62. District courts within the Sixth Circuit, and in other circuits that apply the same actor presumption, have found it inappropriate to apply the presumption at a motion to dismiss stage of the proceedings. See Evans v. Hillman Group, Inc., 2021 WL 1140100, at *4 (S.D. Ohio) (“[T]his Court finds that the same actor inference is not applicable at this [motion to dismiss] stage of the litigation.”); see also Goss v. Bureau Veritas N. Am., Inc., 2022 WL 444477, at *7 (S.D. Tex.)

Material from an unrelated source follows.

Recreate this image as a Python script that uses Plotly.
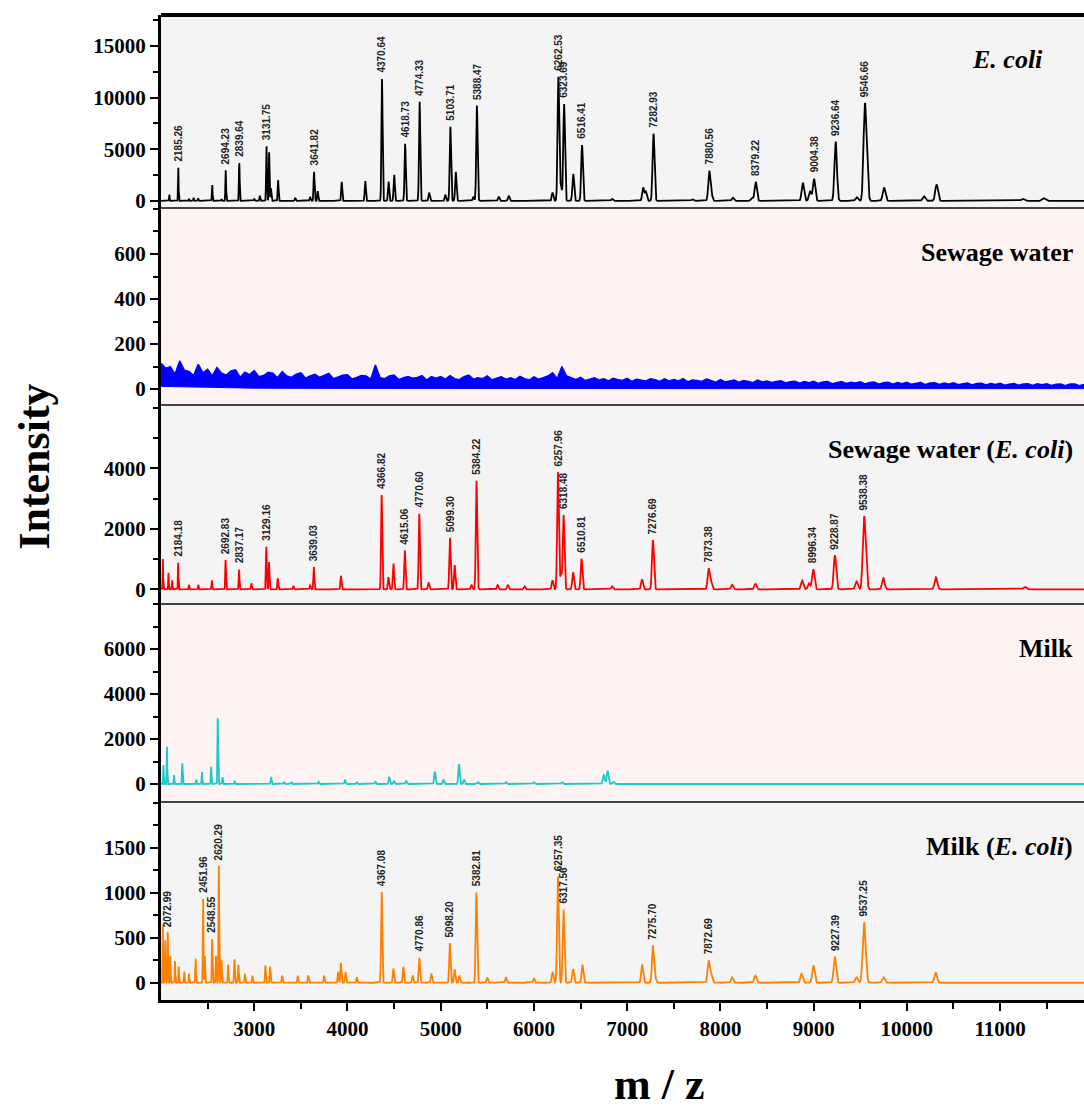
import numpy as np
import plotly.graph_objects as go
from plotly.subplots import make_subplots

# ---------------- data ----------------
MZ_RANGE = [2000, 11900]

# Panel 1: E. coli  (labelled peaks)
ecoli_lab_mz = [2185.26, 2694.23, 2839.64, 3131.75, 3641.82, 4370.64, 4618.73, 4774.33,
                5103.71, 5388.47, 6262.53, 6323.69, 6516.41, 7282.93, 7880.56, 8379.22,
                9004.38, 9236.64, 9546.66]
ecoli_lab_int = [3300, 2970, 3680, 5300, 2810, 11860, 5560, 9600,
                 7170, 9240, 12020, 9370, 5400, 6530, 2880, 1840,
                 2130, 5720, 8000]
ecoli_min_mz = [2089, 2300, 2350, 2400, 2549, 2650, 3000, 3060, 3160, 3180, 3256, 3440, 3600,
                3681, 3938, 4191, 4441, 4501, 4876, 5050, 5162, 5350, 5622, 5730, 6200, 6290,
                6422, 6838, 7171, 7200, 7700, 7905, 8134, 8340, 8884, 8962, 9462, 9568, 9755,
                10183, 10319, 11243, 11468]
ecoli_min_int = [650, 200, 300, 250, 1600, 150, 200, 500, 4700, 1200, 2000, 300, 400,
                 970, 1840, 1940, 1900, 2560, 800, 600, 2810, 400, 400, 500, 800, 1500,
                 2590, 200, 1300, 900, 150, 600, 300, 300, 1750, 900, 350, 4200, 1300,
                 450, 1590, 200, 250]

# Panel 2: Sewage water (noise band: upper envelope every 50 m/z, lower envelope every 1000 m/z)
sewage_upper_mz = list(range(2000, 11901, 50))
sewage_upper_int = [115, 92, 100, 66, 125, 84, 78, 60, 110, 72,
                    88, 58, 95, 70, 62, 80, 85, 52, 75, 64,
                    82, 55, 60, 74, 70, 50, 78, 58, 52, 66,
                    72, 48, 58, 66, 52, 60, 70, 46, 54, 62,
                    64, 45, 52, 60, 58, 44, 107, 50, 46, 58,
                    62, 42, 50, 56, 48, 52, 60, 40, 55, 48,
                    56, 44, 60, 46, 42, 55, 62, 44, 50, 46,
                    58, 40, 48, 54, 44, 50, 42, 56, 46, 40,
                    54, 44, 50, 58, 72, 46, 100, 58, 50, 42,
                    52, 38, 44, 50, 40, 46, 36, 48, 42, 38,
                    48, 34, 44, 40, 36, 46, 42, 34, 45, 36,
                    42, 36, 46, 32, 40, 38, 34, 44, 36, 30,
                    42, 32, 36, 40, 30, 38, 34, 28, 40, 32,
                    36, 29, 34, 37, 27, 33, 35, 26, 34, 28,
                    35, 25, 31, 34, 24, 30, 33, 25, 30, 27,
                    32, 23, 29, 31, 22, 28, 30, 22, 29, 24,
                    30, 21, 26, 29, 20, 27, 28, 20, 27, 22,
                    28, 19, 24, 27, 18, 25, 26, 18, 25, 20,
                    26, 17, 22, 25, 17, 23, 24, 16, 24, 19,
                    24, 16, 21, 23, 15, 22, 22, 15, 21]
sewage_lower_mz = [2000, 3000, 4000, 5000, 6000, 7000, 8000, 9000, 10000, 11000, 11900]
sewage_lower_int = [12, 4, 3, 2, 2, 2, 2, 2, 2, 2, 2]

# Panel 3: Sewage water (E. coli)
sew_ec_lab_mz = [2184.18, 2692.83, 2837.17, 3129.16, 3639.03, 4366.82, 4615.06, 4770.60,
                 5099.30, 5384.22, 6257.96, 6318.48, 6510.81, 7276.69, 7873.38, 8996.34,
                 9228.87, 9538.38]
sew_ec_lab_int = [880, 990, 670, 1430, 750, 3150, 1300, 2510,
                  1710, 3590, 3880, 2460, 1020, 1630, 680, 660,
                  1130, 2000]
sew_ec_min_mz = [2020, 2080, 2120, 2300, 2400, 2545, 2970, 3158, 3253, 3420, 3600, 3930, 4440,
                 4493, 4870, 5150, 5330, 5610, 5720, 5900, 6200, 6290, 6420, 6838, 7159, 7900,
                 8125, 8375, 8877, 8950, 9460, 9558, 9748, 10312, 11265]
sew_ec_min_int = [1000, 550, 300, 150, 150, 310, 200, 900, 370, 120, 150, 450, 400,
                  860, 230, 800, 150, 150, 150, 100, 300, 500, 560, 100, 330, 250,
                  150, 180, 290, 200, 260, 1000, 370, 400, 80]

# Panel 4: Milk
milk_mz = [2025, 2064, 2140, 2228, 2378, 2439, 2538, 2609, 2660, 2790, 3181, 3320, 3400, 3690,
           3973, 4100, 4300, 4448, 4500, 4630, 4937, 5030, 5196, 5250, 5400, 5700, 6000, 6300,
           6750, 6790, 6850]
milk_int = [900, 1660, 400, 920, 200, 550, 770, 2990, 300, 150, 330, 100, 100, 100,
            200, 80, 100, 320, 150, 150, 550, 200, 890, 200, 80, 80, 80, 80,
            400, 600, 100]

# Panel 5: Milk (E. coli)
milk_ec_lab_mz = [2072.99, 2451.96, 2548.55, 2620.29, 4367.08, 4770.86, 5098.20, 5382.81,
                  6257.35, 6317.56, 7275.70, 7872.69, 9227.39, 9537.25]
milk_ec_lab_int = [585, 930, 490, 1300, 1020, 280, 440, 1010,
                   1180, 815, 410, 245, 290, 550]
milk_ec_min_mz = [2020, 2045, 2100, 2150, 2190, 2250, 2300, 2371, 2470, 2590, 2650, 2720, 2788,
                  2830, 2900, 2980, 3120, 3170, 3300, 3467, 3580, 3750, 3900, 3930, 3980, 4100,
                  4493, 4600, 4700, 4900, 5150, 5200, 5500, 5700, 6000, 6200, 6420, 6520, 7160,
                  7300, 7900, 8125, 8375, 8870, 8998, 9460, 9555, 9750, 10310]
milk_ec_min_int = [640, 500, 300, 240, 180, 120, 100, 280, 300, 300, 250, 200, 260,
                   200, 100, 80, 190, 180, 80, 80, 80, 80, 120, 220, 120, 60,
                   160, 180, 80, 100, 150, 80, 60, 60, 50, 120, 150, 200, 200,
                   60, 100, 60, 80, 100, 190, 60, 250, 60, 110]

panel_names = ["<i>E. coli</i>", "Sewage water", "Sewage water (<i>E. coli</i>)",
               "Milk", "Milk (<i>E. coli</i>)"]
colors = ["#000000", "#0000ff", "#ff0000", "#1ec8c8", "#ff8000"]
bgs = ["#f4f4f4", "#fdf3f3", "#f4f4f4", "#fdf3f3", "#f4f4f4"]
y_ranges = [[-700, 18000], [-71, 804], [-486, 6092], [-800, 8000], [-192, 2008]]
y_dtick = [5000, 200, 2000, 2000, 500]
y_minor = [2500, 100, 1000, 1000, 250]
y_tickmax = [15000, 600, 4000, 6000, 1500]
domains = [(0.804, 1.0), (0.604, 0.804), (0.402, 0.604), (0.201, 0.402), (0.0, 0.201)]
title_x = [0.958, 0.99, 0.99, 0.99, 0.99]

SERIF = "Liberation Serif, Times New Roman, serif"

# ---------------- build ----------------
grid = np.arange(MZ_RANGE[0], MZ_RANGE[1] + 1, 2.0)


def spectrum(mzs, ints):
    y = np.zeros_like(grid)
    for m, h in zip(mzs, ints):
        s = 0.0014 * m
        y += h * np.exp(-0.5 * ((grid - m) / s) ** 2)
    return y


fig = make_subplots(rows=5, cols=1, shared_xaxes=True, vertical_spacing=0)

specs = [
    (ecoli_lab_mz + ecoli_min_mz, ecoli_lab_int + ecoli_min_int, ecoli_lab_mz),
    None,
    (sew_ec_lab_mz + sew_ec_min_mz, sew_ec_lab_int + sew_ec_min_int, sew_ec_lab_mz),
    (milk_mz, milk_int, []),
    (milk_ec_lab_mz + milk_ec_min_mz, milk_ec_lab_int + milk_ec_min_int, milk_ec_lab_mz),
]

annotations = []
for i, sp in enumerate(specs):
    row = i + 1
    sfx = "" if row == 1 else str(row)
    if sp is None:
        fig.add_trace(go.Scatter(x=sewage_lower_mz, y=sewage_lower_int, mode="lines",
                                 line=dict(color=colors[i], width=1), showlegend=False),
                      row=row, col=1)
        fig.add_trace(go.Scatter(x=sewage_upper_mz, y=sewage_upper_int, mode="lines",
                                 line=dict(color=colors[i], width=1.5), fill="tonexty",
                                 fillcolor=colors[i], showlegend=False),
                      row=row, col=1)
    else:
        mzs, ints, labs = sp
        y = spectrum(mzs, ints)
        fig.add_trace(go.Scatter(x=grid, y=y, mode="lines",
                                 line=dict(color=colors[i], width=1.8), showlegend=False),
                      row=row, col=1)
        for m in labs:
            s = 0.0014 * m
            win = (grid > m - 2 * s) & (grid < m + 2 * s)
            ytop = float(y[win].max())
            annotations.append(dict(
                x=m, y=ytop, xref="x" + sfx, yref="y" + sfx, text="%.2f" % m,
                textangle=-90, showarrow=False, xanchor="center", yanchor="bottom",
                yshift=4, font=dict(family="Liberation Sans, Arial", size=10,
                                    color="#222222", weight="bold")))
    # panel title
    annotations.append(dict(
        x=title_x[i], y=domains[i][1] - 0.045, xref="paper", yref="paper",
        text="<b>%s</b>" % panel_names[i], showarrow=False, xanchor="right", yanchor="middle",
        font=dict(family=SERIF, size=26, color="#000000")))

    fig.update_yaxes(row=row, col=1, domain=list(domains[i]), range=y_ranges[i],
                     tickmode="array", tickvals=list(range(0, y_tickmax[i] + 1, y_dtick[i])),
                     tickformat="d",
                     ticks="outside", ticklen=8, tickwidth=2, tickcolor="#000",
                     minor=dict(tickmode="linear", tick0=0, dtick=y_minor[i], ticks="outside",
                                ticklen=5, tickwidth=2, tickcolor="#000"),
                     showline=True, linewidth=3, linecolor="#000", showgrid=False,
                     zeroline=False,
                     tickfont=dict(family=SERIF, size=21, color="#000", weight="bold"))
    fig.update_xaxes(row=row, col=1, range=MZ_RANGE, showgrid=False, zeroline=False,
                     showline=False, ticks="")

# bottom x axis
fig.update_xaxes(row=5, col=1, showline=True, linewidth=3, linecolor="#000",
                 tickmode="array", tickvals=list(range(3000, 11001, 1000)), tickformat="d",
                 ticks="outside", ticklen=8, tickwidth=2, tickcolor="#000",
                 minor=dict(tickmode="linear", tick0=2500, dtick=1000, ticks="outside",
                            ticklen=6, tickwidth=2, tickcolor="#000"),
                 showticklabels=True,
                 tickfont=dict(family=SERIF, size=21, color="#000", weight="bold"))

shapes = []
for i, (d0, d1) in enumerate(domains):
    shapes.append(dict(type="rect", xref="paper", yref="paper", x0=0, x1=1, y0=d0, y1=d1,
                       fillcolor=bgs[i], line=dict(width=0), layer="below"))
for i, (d0, d1) in enumerate(domains[:-1]):
    shapes.append(dict(type="line", xref="paper", yref="paper", x0=0, x1=1, y0=d0, y1=d0,
                       line=dict(color="#444444", width=2)))
shapes.append(dict(type="line", xref="paper", yref="paper", x0=0, x1=1, y0=1, y1=1,
                   line=dict(color="#000000", width=4)))

annotations.append(dict(x=-0.137, y=0.541, xref="paper", yref="paper", text="<b>Intensity</b>",
                        textangle=-90, showarrow=False, xanchor="center", yanchor="middle",
                        font=dict(family=SERIF, size=44, color="#000")))
annotations.append(dict(x=0.54, y=-0.086, xref="paper", yref="paper", text="<b>m / z</b>",
                        showarrow=False, xanchor="center", yanchor="middle",
                        font=dict(family=SERIF, size=44, color="#000")))

fig.update_layout(width=1084, height=1113, margin=dict(l=161, r=0, t=15, b=113),
                  paper_bgcolor="#ffffff", plot_bgcolor="rgba(0,0,0,0)",
                  shapes=shapes, annotations=annotations, showlegend=False)

fig.write_html("out.html", config={"displayModeBar": False},
               post_script="document.body.style.margin='0px';"
                           "document.body.style.overflow='hidden';")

(“Defendants do not direct the Court to a single case where another court has deployed the same actor inference on a motion to dismiss. The Court therefore holds that the same actor inference does not apply to a motion to dismiss . . . ; Defendants’ argument for the same actor inference falls short.”); Marosan v. Trocaire Coll., 2015 WL 1461665, at *20 (W.D.N.Y.) (“[B]ecause the same-actor inference requires the weighing of facts, its application on a motion to dismiss is improper”), report and recommendation adopted, 2015 WL 1462109. This conclusion – that applying the inference at this early stage is not appropriate – is supported by the Sixth Circuit’s holding that the same actor inference is not mandatory and may be overcome. See Wexler v. White’s Fine Furniture, Inc., 317 F.3d 564, 573 (6th Cir. 2003)

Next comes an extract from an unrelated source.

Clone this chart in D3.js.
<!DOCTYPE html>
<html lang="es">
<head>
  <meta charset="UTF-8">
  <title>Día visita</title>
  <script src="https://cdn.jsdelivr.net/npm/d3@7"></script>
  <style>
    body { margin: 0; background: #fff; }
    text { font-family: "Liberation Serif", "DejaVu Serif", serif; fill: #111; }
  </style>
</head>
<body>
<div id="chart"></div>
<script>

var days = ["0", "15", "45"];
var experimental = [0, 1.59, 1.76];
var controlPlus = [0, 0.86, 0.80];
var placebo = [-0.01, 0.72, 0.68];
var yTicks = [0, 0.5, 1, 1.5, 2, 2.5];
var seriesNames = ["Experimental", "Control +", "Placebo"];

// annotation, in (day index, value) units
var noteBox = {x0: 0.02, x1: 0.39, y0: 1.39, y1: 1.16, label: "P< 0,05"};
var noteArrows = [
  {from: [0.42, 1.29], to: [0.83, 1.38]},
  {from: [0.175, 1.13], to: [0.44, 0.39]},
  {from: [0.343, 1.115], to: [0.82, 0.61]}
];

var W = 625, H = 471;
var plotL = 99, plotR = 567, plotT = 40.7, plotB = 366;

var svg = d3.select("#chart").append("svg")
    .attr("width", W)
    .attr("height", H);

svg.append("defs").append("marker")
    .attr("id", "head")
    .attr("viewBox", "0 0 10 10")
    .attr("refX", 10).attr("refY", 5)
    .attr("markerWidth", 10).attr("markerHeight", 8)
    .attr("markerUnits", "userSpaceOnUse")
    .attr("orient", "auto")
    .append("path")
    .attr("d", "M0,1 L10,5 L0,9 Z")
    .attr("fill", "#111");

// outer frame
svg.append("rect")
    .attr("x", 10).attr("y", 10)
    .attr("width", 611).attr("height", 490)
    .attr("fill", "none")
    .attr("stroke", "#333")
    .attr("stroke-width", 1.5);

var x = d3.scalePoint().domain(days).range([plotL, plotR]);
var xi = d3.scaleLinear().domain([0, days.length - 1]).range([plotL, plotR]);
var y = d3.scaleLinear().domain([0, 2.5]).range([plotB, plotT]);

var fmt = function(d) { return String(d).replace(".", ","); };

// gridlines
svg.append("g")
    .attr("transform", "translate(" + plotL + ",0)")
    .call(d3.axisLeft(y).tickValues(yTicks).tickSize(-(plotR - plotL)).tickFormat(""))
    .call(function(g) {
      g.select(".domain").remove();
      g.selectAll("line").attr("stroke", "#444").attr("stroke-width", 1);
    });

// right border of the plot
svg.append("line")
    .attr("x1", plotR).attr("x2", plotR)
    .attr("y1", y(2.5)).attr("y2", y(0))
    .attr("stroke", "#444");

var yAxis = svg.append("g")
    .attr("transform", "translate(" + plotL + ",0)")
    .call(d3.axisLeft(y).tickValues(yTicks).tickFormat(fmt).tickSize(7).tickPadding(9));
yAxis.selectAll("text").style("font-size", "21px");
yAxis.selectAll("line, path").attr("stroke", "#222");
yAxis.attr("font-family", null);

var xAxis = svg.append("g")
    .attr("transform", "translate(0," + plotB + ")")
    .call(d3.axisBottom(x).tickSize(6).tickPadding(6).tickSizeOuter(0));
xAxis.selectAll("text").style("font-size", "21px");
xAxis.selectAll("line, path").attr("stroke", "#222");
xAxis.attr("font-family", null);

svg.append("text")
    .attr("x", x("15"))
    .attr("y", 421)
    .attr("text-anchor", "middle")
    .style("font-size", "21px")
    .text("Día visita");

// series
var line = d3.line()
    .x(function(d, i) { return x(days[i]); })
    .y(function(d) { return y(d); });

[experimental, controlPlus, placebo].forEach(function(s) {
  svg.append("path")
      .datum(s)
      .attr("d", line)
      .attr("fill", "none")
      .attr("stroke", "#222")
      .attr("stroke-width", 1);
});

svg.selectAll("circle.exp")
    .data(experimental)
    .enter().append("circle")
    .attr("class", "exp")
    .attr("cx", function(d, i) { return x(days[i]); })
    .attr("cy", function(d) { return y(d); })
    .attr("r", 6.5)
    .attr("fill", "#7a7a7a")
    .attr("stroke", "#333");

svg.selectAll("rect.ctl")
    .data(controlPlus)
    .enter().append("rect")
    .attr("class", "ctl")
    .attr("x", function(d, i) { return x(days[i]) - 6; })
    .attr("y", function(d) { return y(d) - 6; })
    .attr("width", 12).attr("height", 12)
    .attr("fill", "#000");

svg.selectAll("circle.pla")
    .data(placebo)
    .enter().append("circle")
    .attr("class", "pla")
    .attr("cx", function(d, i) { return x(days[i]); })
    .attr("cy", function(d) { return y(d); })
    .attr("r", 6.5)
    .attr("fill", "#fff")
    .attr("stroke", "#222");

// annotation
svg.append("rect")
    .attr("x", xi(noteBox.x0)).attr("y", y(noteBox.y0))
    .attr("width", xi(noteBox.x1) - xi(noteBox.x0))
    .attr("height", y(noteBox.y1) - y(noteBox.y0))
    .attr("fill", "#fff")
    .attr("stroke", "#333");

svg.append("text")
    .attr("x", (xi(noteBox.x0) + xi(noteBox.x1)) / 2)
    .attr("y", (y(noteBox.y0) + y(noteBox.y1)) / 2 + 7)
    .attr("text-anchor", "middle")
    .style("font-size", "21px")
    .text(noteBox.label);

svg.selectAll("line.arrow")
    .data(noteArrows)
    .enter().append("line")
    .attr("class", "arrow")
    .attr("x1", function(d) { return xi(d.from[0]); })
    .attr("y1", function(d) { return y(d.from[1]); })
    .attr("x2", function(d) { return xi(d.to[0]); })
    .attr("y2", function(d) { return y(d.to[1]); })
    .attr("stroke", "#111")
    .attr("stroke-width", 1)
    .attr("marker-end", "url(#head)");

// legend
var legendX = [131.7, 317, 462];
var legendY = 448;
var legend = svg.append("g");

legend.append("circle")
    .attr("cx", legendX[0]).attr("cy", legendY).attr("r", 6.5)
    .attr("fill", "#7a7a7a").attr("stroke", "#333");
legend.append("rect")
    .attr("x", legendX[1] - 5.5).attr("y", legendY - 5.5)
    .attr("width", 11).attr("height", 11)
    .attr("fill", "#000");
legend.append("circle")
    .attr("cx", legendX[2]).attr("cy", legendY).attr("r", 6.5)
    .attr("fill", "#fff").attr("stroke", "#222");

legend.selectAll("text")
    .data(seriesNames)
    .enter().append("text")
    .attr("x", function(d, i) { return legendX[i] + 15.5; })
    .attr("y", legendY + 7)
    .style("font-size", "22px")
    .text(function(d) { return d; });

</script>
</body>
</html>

(“Although the factfinder is permitted to draw this inference, it is by no means a mandatory one, and it may be weakened by other evidence.”). And, “if the [plaintiff] has otherwise raised a genuine issue of material fact[,]” the same actor-inference “is insufficient to warrant summary judgment.” Gaglioti v. Levin Group, Inc., 508 F. App’x 476, 483 (6th Cir. 2012) (citing Wexler, 317 F.3d at 573-74). Although Defendant may ultimately prove correct that the inference leads it to success at the summary judgment stage, the Court agrees with the above-cited cases that it is inappropriate to apply the inference – which is in essence an evidentiary presumption – at the present stage of this case where the Court is not evaluating or weighing evidence. Thus the Court finds that (1) factually, it cannot apply the same actor inference given the allegations of the Complaint do not clearly set forth that the “same actor” hired and fired Plaintiff; and (2) even if it could, it is not appropriate to do so at this stage of the proceedings. Motion for Sanctions Plaintiff also moves for sanctions, asserting that the motion was frivolous and as such, he
is entitled to his attorneys’ fees in having to respond thereto. Although unsuccessful, the Court declines to find Defendant’s motion frivolous. As such, the Court denies Plaintiff’s Motion for Sanctions (Doc. 11). CONCLUSION For the foregoing reasons, good cause appearing, it is ORDERED that Defendant’s Motion for Judgment on the Pleadings (Doc. 8) be, and the same hereby is, DENIED; and it is FURTHER ORDERED that Plaintiff’s Motion for Sanctions (Doc. 11), be and the same hereby is, DENIED.